David Hensley, Director of the John Pappajohn Entrepreneurial Center was the speaker on Feb. 28.
Visitors and Guests
David Hensley-- Speaker
Khushi Kapoor-- Guest of Nancy Pacha
Ethan Seylar-- Guest of Nancy Pacha
Phil Peterson (incoming President) presided for Deb Dunkhase, President.
Members expressed sympathies to Dick Huber and Liz Nichols, who both lost their mothers recently.  We were glad to see Tom Novak was present at the meeting after the loss of his wife, Louise.
Nan Mercier handed out fliers about the Shelter House Book Sale that will take place at the Johnson County Fair Grounds, Building C March 25-26. Donations will be received until March 19th.  No magazines, please. Volunteers are needed to sort books and to set up before the sale starts.
Nancy Pacha introduced two Interact students who talked about a fundraiser the Iowa City Interacts will carry out on March 26 at the Coralville Center for the Arts as a benefit for IA MOST.  Tickets are $10 each and includes supper to be held during the program intermission.  The Interact clubs are also cooperating in an elementary book drive to be distributed to the elementary schools in town.
Rotarians in the News: It was mentioned that there was a nice article in The Press Citizen on University Camera, owned by our member Roger Christian.

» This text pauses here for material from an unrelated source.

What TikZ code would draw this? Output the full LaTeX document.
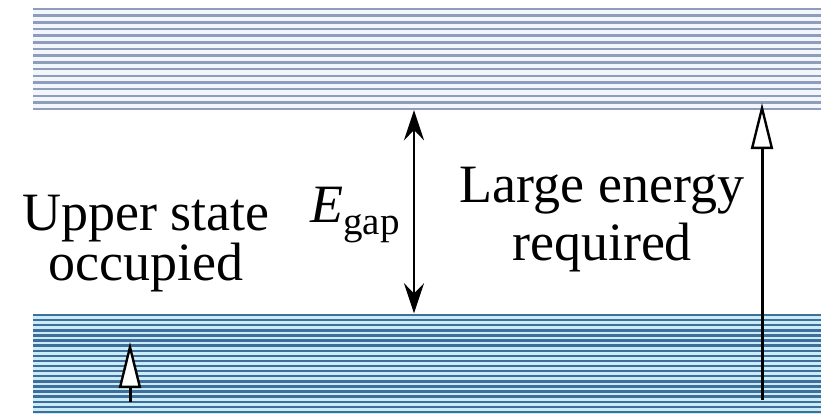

Deb Galbraith said she heard from a friend from France who would like to her two children exchange with some Iowa City children for two weeks this summer.  Talk to Deb if you are interested.
The speaker started by saying that this year is the 20th anniversary of the John Pappajohn’s Entrepreneurial Center. David Hensley has worked there from the beginning.  The entrepreneurial program at UI is the largest in Iowa and is the leader nationwide. Their purpose is to help young adults and others who are interested in starting a business to develop their dreams. The business world has changed, he said, in the sense that entrepreneurs have to be productive quickly. The Center trains students in every field of study in one group, which makes for unique situations.
The Center started with 200 students, now there are 4,000. They need more classrooms.  While the school teaches theory, it concentrates on how theory applies in the real world.
For example, in the Iowa Medical Innovation Program, the entrepreneurial center goes directly to the Medical School to find problems to solve.  Another program is an immersion week which features CEOs of area companies.  The center has developed student "incubators" in order to foster the success of start-ups among the student community.
The Speaker mentioned several success stories. Even during 2008-10 one student developed a successful solution to mixing chemotherapy drugs for patients and was able to raise $30 million toward a solution. Another student has been successful with a telepharmacy program to assist rural patients with receiving their prescription drugs. Another student has become a successful consultant to women entrepreneurs and has one of the most successful podcasts in the country.  Another project helped to streamline the organ donation process, and another solved the problem of piglets being trampled in their pens by larger hogs.  The Entrepreneurial Center wants to provide each person in Iowa with an opportunity to reach their entrepreneurial dreams.
Business people can help by serving as mentors, competition judges, guest speakers, and sponsors for competitions, among others.  To help, contact Phil Jordan or David Hensley.